The World Bank’s financial assistance comes at a critical juncture for Nigeria, which is grappling with mounting economic challenges, including inflation, a declining purchasing power, and a burdensome national debt profile. Almona stressed that while the loan is intended to support poor and vulnerable households and businesses, the broader economic impact and implications for the business community cannot be overlooked.
“The intervention is targeted at supporting small businesses and vulnerable populations through grants and livelihood support.
This could provide much-needed short-term relief, particularly in enhancing food security and boosting community resilience,” Almona explained. “However, the potential broader implications on businesses and the overall economy require careful consideration.”
The LCCI Director-General also voiced concerns about Nigeria’s increasing debt burden. With the World Bank’s share of Nigeria’s external debt reaching $17.32 billion, she highlighted the pressing issue of debt sustainability and the country’s ability to repay such loans.
This concern is amplified by the slow pace of disbursement and implementation of previously approved loans, prompting questions about the effectiveness of the government’s financial management system.
“If these loans are not effectively managed, they risk exacerbating fiscal vulnerabilities, eroding investor confidence, and limiting the government’s capacity to implement long-term economic reforms,” Almona warned.
“While targeted stimulus measures can provide temporary relief, they do not address the fundamental structural challenges businesses face, such as inadequate infrastructure, multiple taxation, and exchange rate volatility.”
Further expressing her concern, Almona pointed out that only 16 percent of previously approved World Bank loans have been disbursed under the current administration.

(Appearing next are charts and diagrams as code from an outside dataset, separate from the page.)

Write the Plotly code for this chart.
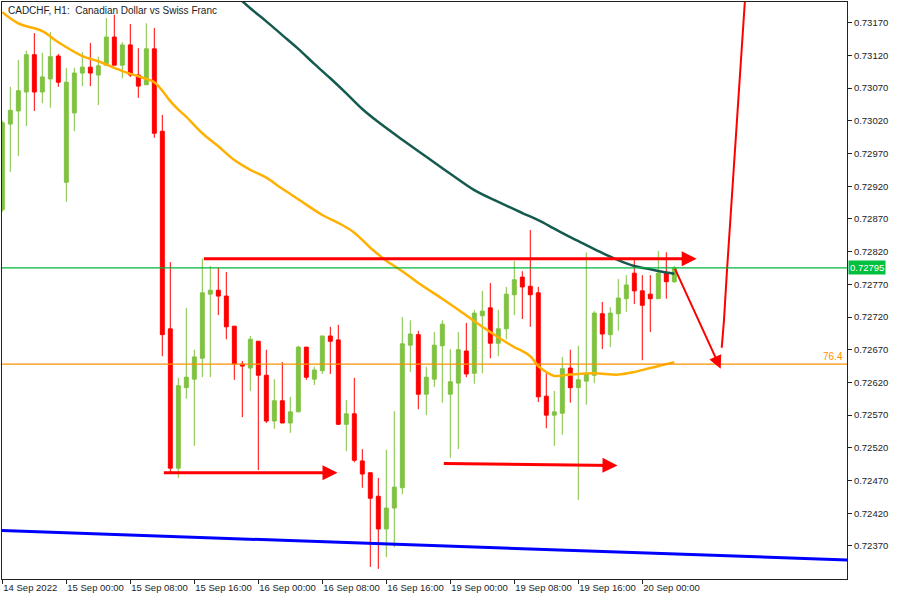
import plotly.graph_objects as go

# ---- data (bar index 0 = 14 Sep 2022 16:00, H1 bars) ----
bar_open = [0.72884,0.73015,0.73035,0.73064,0.73121,0.73064,0.73084,0.73119,0.72926,0.73032,
            0.73093,0.73102,0.73090,0.73105,0.73148,0.73105,0.73136,0.73090,0.73075,0.73130,
            0.73004,0.72702,0.72489,0.72612,0.72625,0.72657,0.72755,0.72761,0.72752,0.72706,
            0.72648,0.72642,0.72683,0.72631,0.72561,0.72592,0.72558,0.72575,0.72674,0.72625,
            0.72638,0.72691,0.72685,0.72556,0.72572,0.72500,0.72482,0.72446,0.72396,0.72428,
            0.72459,0.72677,0.72693,0.72602,0.72625,0.72676,0.72602,0.72619,0.72668,0.72634,
            0.72722,0.72734,0.72680,0.72702,0.72754,0.72781,0.72767,0.72757,0.72599,0.72570,
            0.72573,0.72642,0.72612,0.72622,0.72631,0.72725,0.72693,0.72725,0.72748,0.72787,
            0.72760,0.72755,0.72748,0.72787,0.72774]
bar_high = [0.73020,0.73072,0.73113,0.73127,0.73154,0.73124,0.73156,0.73122,0.73101,0.73101,
            0.73125,0.73139,0.73118,0.73177,0.73182,0.73140,0.73168,0.73131,0.73169,0.73162,
            0.73029,0.72804,0.72627,0.72734,0.72670,0.72809,0.72798,0.72795,0.72789,0.72706,
            0.72653,0.72691,0.72683,0.72670,0.72625,0.72651,0.72598,0.72676,0.72674,0.72644,
            0.72691,0.72705,0.72708,0.72593,0.72627,0.72518,0.72482,0.72474,0.72517,0.72576,
            0.72720,0.72715,0.72699,0.72644,0.72697,0.72715,0.72671,0.72697,0.72711,0.72731,
            0.72760,0.72772,0.72731,0.72766,0.72806,0.72790,0.72853,0.72766,0.72634,0.72607,
            0.72659,0.72670,0.72676,0.72819,0.72729,0.72743,0.72735,0.72778,0.72784,0.72807,
            0.72784,0.72784,0.72821,0.72819,0.72798]
bar_low = [0.72881,0.72942,0.72966,0.73012,0.73035,0.73047,0.73040,0.73072,0.72896,0.73004,
           0.73073,0.73073,0.73044,0.73104,0.73105,0.73085,0.73087,0.73055,0.73075,0.72994,
           0.72660,0.72482,0.72474,0.72595,0.72523,0.72628,0.72628,0.72723,0.72686,0.72624,
           0.72567,0.72607,0.72486,0.72558,0.72549,0.72558,0.72543,0.72575,0.72624,0.72616,
           0.72633,0.72633,0.72555,0.72515,0.72498,0.72459,0.72338,0.72335,0.72353,0.72368,
           0.72449,0.72636,0.72579,0.72570,0.72613,0.72589,0.72505,0.72518,0.72628,0.72618,
           0.72634,0.72657,0.72660,0.72686,0.72723,0.72717,0.72705,0.72590,0.72550,0.72523,
           0.72540,0.72589,0.72440,0.72586,0.72619,0.72671,0.72674,0.72699,0.72728,0.72740,
           0.72654,0.72697,0.72748,0.72748,0.72772]
bar_close = [0.73017,0.73036,0.73066,0.73121,0.73064,0.73087,0.73118,0.73079,0.73079,0.73093,
             0.73102,0.73093,0.73104,0.73148,0.73105,0.73136,0.73090,0.73073,0.73130,0.73001,
             0.72693,0.72489,0.72615,0.72628,0.72659,0.72757,0.72761,0.72752,0.72705,0.72648,
             0.72645,0.72686,0.72631,0.72561,0.72592,0.72558,0.72575,0.72674,0.72628,0.72639,
             0.72691,0.72683,0.72556,0.72572,0.72501,0.72480,0.72443,0.72396,0.72428,0.72460,
             0.72679,0.72694,0.72602,0.72628,0.72677,0.72709,0.72621,0.72670,0.72633,0.72726,
             0.72729,0.72680,0.72702,0.72755,0.72777,0.72766,0.72754,0.72598,0.72570,0.72575,
             0.72641,0.72612,0.72624,0.72633,0.72726,0.72694,0.72726,0.72749,0.72769,0.72760,
             0.72738,0.72748,0.72787,0.72774,0.72795]

ma_fast_idx = [0,2,5,7,10,12,15,17,18,19,20,21,22,23,25,27,29,31,33,35,37,40,42,44,46,48,50,52,
               55,57,60,62,64,65,66,67,68,69,71,74,77,79,81,83,84]
ma_fast_val = [0.73186,0.73169,0.73157,0.73140,0.73119,0.73111,0.73096,0.73088,0.73084,0.73079,
               0.73066,0.73050,0.73037,0.73026,0.73001,0.72981,0.72960,0.72945,0.72933,0.72916,
               0.72900,0.72876,0.72864,0.72849,0.72826,0.72806,0.72790,0.72772,0.72748,0.72731,
               0.72705,0.72689,0.72674,0.72668,0.72660,0.72645,0.72636,0.72630,0.72632,0.72634,
               0.72632,0.72636,0.72642,0.72648,0.72651]

ma_slow_idx = [29,31,33,35,37,39,41,43,45,47,50,53,56,59,62,65,67,69,71,73,75,77,79,81,83,84]
ma_slow_val = [0.73214,0.73192,0.73172,0.73151,0.73130,0.73107,0.73085,0.73062,0.73038,0.73018,
               0.72991,0.72965,0.72939,0.72914,0.72896,0.72879,0.72868,0.72855,0.72842,0.72830,
               0.72818,0.72807,0.72798,0.72793,0.72788,0.72786]

trend_idx = [-1, 107]
trend_val = [0.72394, 0.72348]

current_price = 0.72795
fib_level = 0.72648
fib_label = "76.4"

# user-drawn arrows: (tail_idx, tail_price, head_idx, head_price)
arrow_top = (25, 0.72809, 86.8, 0.72809)
arrow_low_left = (20, 0.72482, 41.9, 0.72482)
arrow_low_mid = (55, 0.72496, 76.9, 0.72493)
arrow_diag = (84.0, 0.72796, 89.8, 0.72641)
up_line_idx = [89.93, 90.21, 90.59, 93.0]
up_line_val = [0.72673, 0.72715, 0.72792, 0.73235]

tick_idx = [0, 8, 16, 24, 32, 40, 48, 56, 64, 72, 80]
tick_text = ["14 Sep 2022", "15 Sep 00:00", "15 Sep 08:00", "15 Sep 16:00", "16 Sep 00:00",
             "16 Sep 08:00", "16 Sep 16:00", "19 Sep 00:00", "19 Sep 08:00", "19 Sep 16:00",
             "20 Sep 00:00"]
price_ticks = [0.72370, 0.72420, 0.72470, 0.72520, 0.72570, 0.72620, 0.72670, 0.72720,
               0.72770, 0.72820, 0.72870, 0.72920, 0.72970, 0.73020, 0.73070, 0.73120, 0.73170]

title_text = "CADCHF, H1:\u00a0 Canadian Dollar vs Swiss Franc"

# ---- figure ----
FONT = "Liberation Sans, Arial, sans-serif"
GREEN_C = "#80C242"
RED_C = "#FF0000"
AX = "#222222"

fig = go.Figure()

fig.add_trace(go.Scatter(x=trend_idx, y=trend_val, mode="lines",
                         line=dict(color="#0000FF", width=3), hoverinfo="skip"))

fig.add_trace(go.Candlestick(
    x=list(range(len(bar_open))), open=bar_open, high=bar_high, low=bar_low, close=bar_close,
    increasing=dict(line=dict(color=GREEN_C, width=1), fillcolor=GREEN_C),
    decreasing=dict(line=dict(color=RED_C, width=1), fillcolor=RED_C),
    whiskerwidth=0, hoverinfo="skip"))

fig.add_trace(go.Scatter(x=ma_slow_idx, y=ma_slow_val, mode="lines", line_shape="spline",
                         line=dict(color="#145A4E", width=2.5), hoverinfo="skip"))
fig.add_trace(go.Scatter(x=ma_fast_idx, y=ma_fast_val, mode="lines", line_shape="spline",
                         line=dict(color="#FFB000", width=2.5), hoverinfo="skip"))
fig.add_trace(go.Scatter(x=up_line_idx, y=up_line_val, mode="lines",
                         line=dict(color=RED_C, width=2), hoverinfo="skip"))

fig.add_hline(y=current_price, line=dict(color="#00B43C", width=1.3))
fig.add_hline(y=fib_level, line=dict(color="#FF9000", width=1.3))

for (tx, ty, hx, hy), w in [(arrow_top, 3), (arrow_low_left, 3), (arrow_low_mid, 3), (arrow_diag, 2)]:
    fig.add_annotation(x=hx, y=hy, ax=tx, ay=ty, xref="x", yref="y", axref="x", ayref="y",
                       text="", showarrow=True, arrowhead=2, arrowsize=1.0 if w == 3 else 1.3,
                       arrowwidth=w, arrowcolor=RED_C, standoff=0, startstandoff=0)

fig.add_annotation(text=title_text, xref="paper", yref="paper", x=0, y=1, xanchor="left",
                   yanchor="top", xshift=4, yshift=-1, showarrow=False,
                   font=dict(family=FONT, size=10, color="#222222"))
fig.add_annotation(text="0.72795", xref="paper", yref="y", x=1, y=current_price, xanchor="left",
                   yanchor="middle", xshift=1, showarrow=False, bgcolor="#00C040",
                   borderpad=1, font=dict(family=FONT, size=9.5, color="white"))
fig.add_annotation(text=fib_label, xref="paper", yref="y", x=1, y=fib_level, xanchor="right",
                   yanchor="bottom", xshift=-2, yshift=0, showarrow=False,
                   font=dict(family=FONT, size=10, color="#FF9000"))

fig.update_layout(
    width=900, height=600, margin=dict(l=2, r=53, t=2, b=21, autoexpand=False),
    paper_bgcolor="white", plot_bgcolor="white", showlegend=False,
    font=dict(family=FONT, size=9.5, color="#222222"),
    boxgap=0.3, boxgroupgap=0.3,
)
fig.update_xaxes(range=[-0.04, 105.59], showgrid=False, zeroline=False, automargin=False,
                 showline=True, mirror=True, linecolor=AX, linewidth=1,
                 tickmode="array", tickvals=tick_idx, ticktext=tick_text, tickangle=0,
                 ticks="outside", ticklen=4, tickcolor=AX, ticklabelposition="outside right",
                 rangeslider=dict(visible=False), fixedrange=True)
fig.update_yaxes(range=[0.723195, 0.732016], side="right", showgrid=False, zeroline=False,
                 automargin=False, showline=True, mirror=True, linecolor=AX, linewidth=1,
                 tickmode="array", tickvals=price_ticks, tickformat=".5f",
                 ticks="outside", ticklen=4, tickcolor=AX, fixedrange=True)

fig.write_html("out.html", config={"displayModeBar": False},
               post_script="document.body.style.margin='0';document.body.style.overflow='hidden';")
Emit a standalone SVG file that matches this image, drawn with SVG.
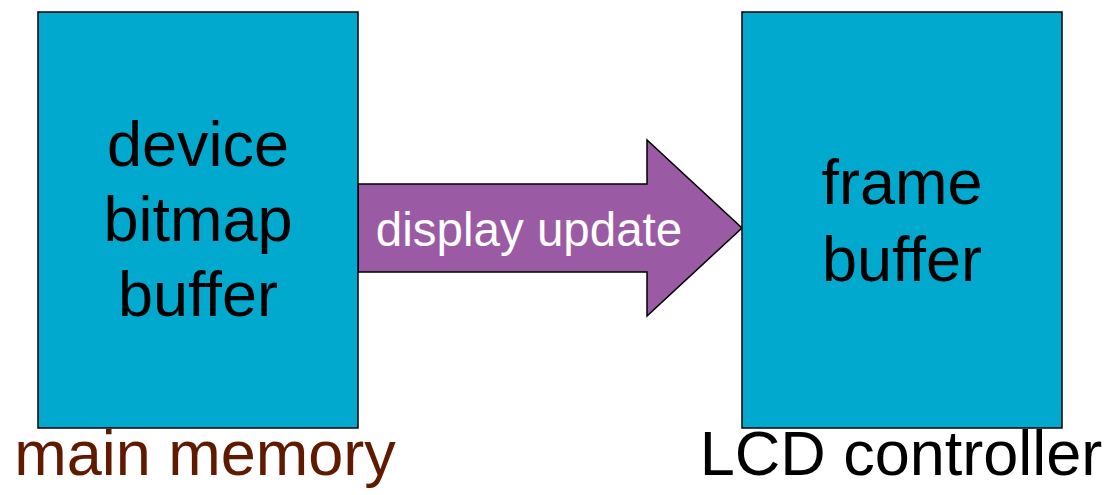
<svg xmlns="http://www.w3.org/2000/svg" width="1111" height="495" viewBox="0 0 1111 495">
  <style>
    .box { fill: #00a9cd; stroke: #000; stroke-width: 1.5; }
    .label { font-family: "Liberation Sans", Arial, sans-serif; font-size: 63px; fill: #000; text-anchor: middle; }
    .caption { font-family: "Liberation Sans", Arial, sans-serif; font-size: 63px; text-anchor: middle; }
    .flow { fill: #9b5aa4; stroke: #000; stroke-width: 1.5; stroke-linejoin: miter; }
    .flowtext { font-family: "Liberation Sans", Arial, sans-serif; font-size: 47.5px; fill: #fff; text-anchor: middle; }
  </style>

  <!-- connector: block arrow from main memory to the LCD controller -->
  <g id="connectors">
    <path class="flow" d="M358,184 L647,184 L647,140 L742,228 L647,316 L647,272 L358,272 Z"/>
    <text class="flowtext" x="529" y="246">display update</text>
  </g>

  <g id="main-memory">
    <rect class="box" x="38" y="12" width="320" height="416"/>
    <text class="label" x="198" y="166">device</text>
    <text class="label" x="198" y="241">bitmap</text>
    <text class="label" x="198" y="316">buffer</text>
    <text class="caption" x="205" y="475" fill="#5f1a00">main memory</text>
  </g>

  <g id="lcd-controller">
    <rect class="box" x="742" y="12" width="320" height="416"/>
    <text class="label" x="902" y="204">frame</text>
    <text class="label" x="902" y="281">buffer</text>
    <text class="caption" x="901" y="475" fill="#000">LCD controller</text>
  </g>
</svg>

She questioned whether the relevant institutions have the absorptive capacity to manage and utilise the new loan effectively, thereby raising the risk of funds being underutilised or mismanaged.
In order to maximise the benefits of this new financial assistance, Almona called for prudent debt management strategies, particularly emphasising the need for concessional financing. She also urged the government to ensure that borrowed funds are allocated to projects with clear economic returns.
Additionally, she recommended strengthening Nigeria’s domestic revenue generation through comprehensive tax reforms and expanding the country’s productive economic base.
This, she said, could reduce the country’s reliance on external borrowing. However, she stressed that social welfare programs, while important, must be part of a broader strategy that includes structural reforms focused on improving the country’s infrastructure, ensuring consistent policy frameworks, and addressing the country’s foreign exchange challenges.
“Beyond temporary measures, the government must prioritise policies that create a conducive environment for businesses.
Structural reforms aimed at improving infrastructure, stabilising the foreign exchange market, and fostering private sector growth are essential to long-term economic stability and attracting investment,” Almona concluded.